— Source excerpt —

▼

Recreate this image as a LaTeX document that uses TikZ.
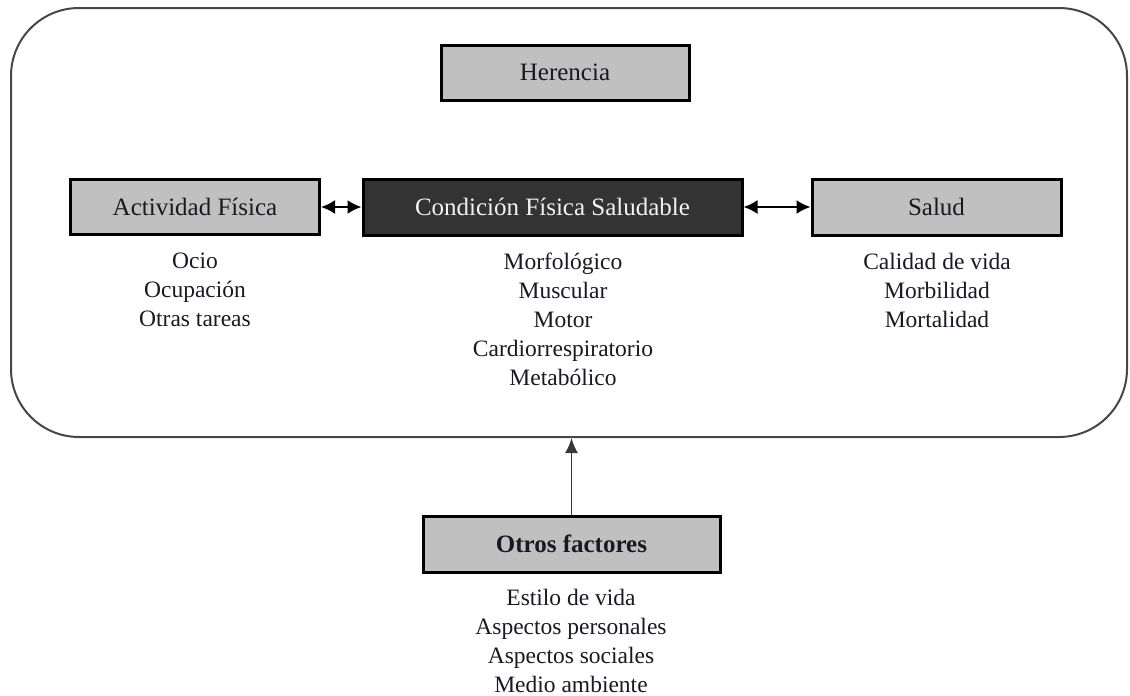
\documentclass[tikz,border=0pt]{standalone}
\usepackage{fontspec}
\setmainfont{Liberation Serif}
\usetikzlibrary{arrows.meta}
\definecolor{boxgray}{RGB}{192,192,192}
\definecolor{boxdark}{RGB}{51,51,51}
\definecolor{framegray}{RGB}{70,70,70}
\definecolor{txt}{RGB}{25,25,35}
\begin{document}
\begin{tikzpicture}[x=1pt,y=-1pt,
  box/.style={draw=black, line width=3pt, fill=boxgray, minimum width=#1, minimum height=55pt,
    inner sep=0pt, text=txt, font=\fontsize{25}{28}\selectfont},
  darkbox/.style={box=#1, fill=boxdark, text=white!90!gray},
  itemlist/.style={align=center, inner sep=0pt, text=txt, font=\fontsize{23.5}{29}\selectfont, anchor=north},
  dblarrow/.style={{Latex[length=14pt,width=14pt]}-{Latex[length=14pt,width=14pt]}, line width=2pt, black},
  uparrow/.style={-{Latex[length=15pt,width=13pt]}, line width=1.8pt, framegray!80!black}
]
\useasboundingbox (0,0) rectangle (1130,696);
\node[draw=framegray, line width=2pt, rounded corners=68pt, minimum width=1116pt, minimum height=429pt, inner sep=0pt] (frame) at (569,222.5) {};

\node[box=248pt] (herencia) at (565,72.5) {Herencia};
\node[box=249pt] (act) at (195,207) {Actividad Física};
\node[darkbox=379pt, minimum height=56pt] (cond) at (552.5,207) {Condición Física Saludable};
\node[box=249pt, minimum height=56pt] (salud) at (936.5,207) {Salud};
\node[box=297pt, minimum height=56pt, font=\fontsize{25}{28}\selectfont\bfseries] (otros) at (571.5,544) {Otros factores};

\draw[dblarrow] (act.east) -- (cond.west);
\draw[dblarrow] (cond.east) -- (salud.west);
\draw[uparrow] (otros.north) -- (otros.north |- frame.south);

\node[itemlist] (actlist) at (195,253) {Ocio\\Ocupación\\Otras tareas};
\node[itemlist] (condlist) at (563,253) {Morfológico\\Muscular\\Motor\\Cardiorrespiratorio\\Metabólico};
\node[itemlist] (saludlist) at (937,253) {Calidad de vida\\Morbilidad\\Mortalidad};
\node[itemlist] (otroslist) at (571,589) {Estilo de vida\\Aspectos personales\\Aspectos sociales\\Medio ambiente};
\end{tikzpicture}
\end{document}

▲

Without the pictures, return the listing above from its first line through the line that has "(otros.north |- frame.south);".

Recreate this image as a LaTeX document that uses TikZ.
\documentclass[tikz,border=0pt]{standalone}
\usepackage{fontspec}
\setmainfont{Liberation Serif}
\usetikzlibrary{arrows.meta}
\definecolor{boxgray}{RGB}{192,192,192}
\definecolor{boxdark}{RGB}{51,51,51}
\definecolor{framegray}{RGB}{70,70,70}
\definecolor{txt}{RGB}{25,25,35}
\begin{document}
\begin{tikzpicture}[x=1pt,y=-1pt,
  box/.style={draw=black, line width=3pt, fill=boxgray, minimum width=#1, minimum height=55pt,
    inner sep=0pt, text=txt, font=\fontsize{25}{28}\selectfont},
  darkbox/.style={box=#1, fill=boxdark, text=white!90!gray},
  itemlist/.style={align=center, inner sep=0pt, text=txt, font=\fontsize{23.5}{29}\selectfont, anchor=north},
  dblarrow/.style={{Latex[length=14pt,width=14pt]}-{Latex[length=14pt,width=14pt]}, line width=2pt, black},
  uparrow/.style={-{Latex[length=15pt,width=13pt]}, line width=1.8pt, framegray!80!black}
]
\useasboundingbox (0,0) rectangle (1130,696);
\node[draw=framegray, line width=2pt, rounded corners=68pt, minimum width=1116pt, minimum height=429pt, inner sep=0pt] (frame) at (569,222.5) {};

\node[box=248pt] (herencia) at (565,72.5) {Herencia};
\node[box=249pt] (act) at (195,207) {Actividad Física};
\node[darkbox=379pt, minimum height=56pt] (cond) at (552.5,207) {Condición Física Saludable};
\node[box=249pt, minimum height=56pt] (salud) at (936.5,207) {Salud};
\node[box=297pt, minimum height=56pt, font=\fontsize{25}{28}\selectfont\bfseries] (otros) at (571.5,544) {Otros factores};

\draw[dblarrow] (act.east) -- (cond.west);
\draw[dblarrow] (cond.east) -- (salud.west);
\draw[uparrow] (otros.north) -- (otros.north |- frame.south);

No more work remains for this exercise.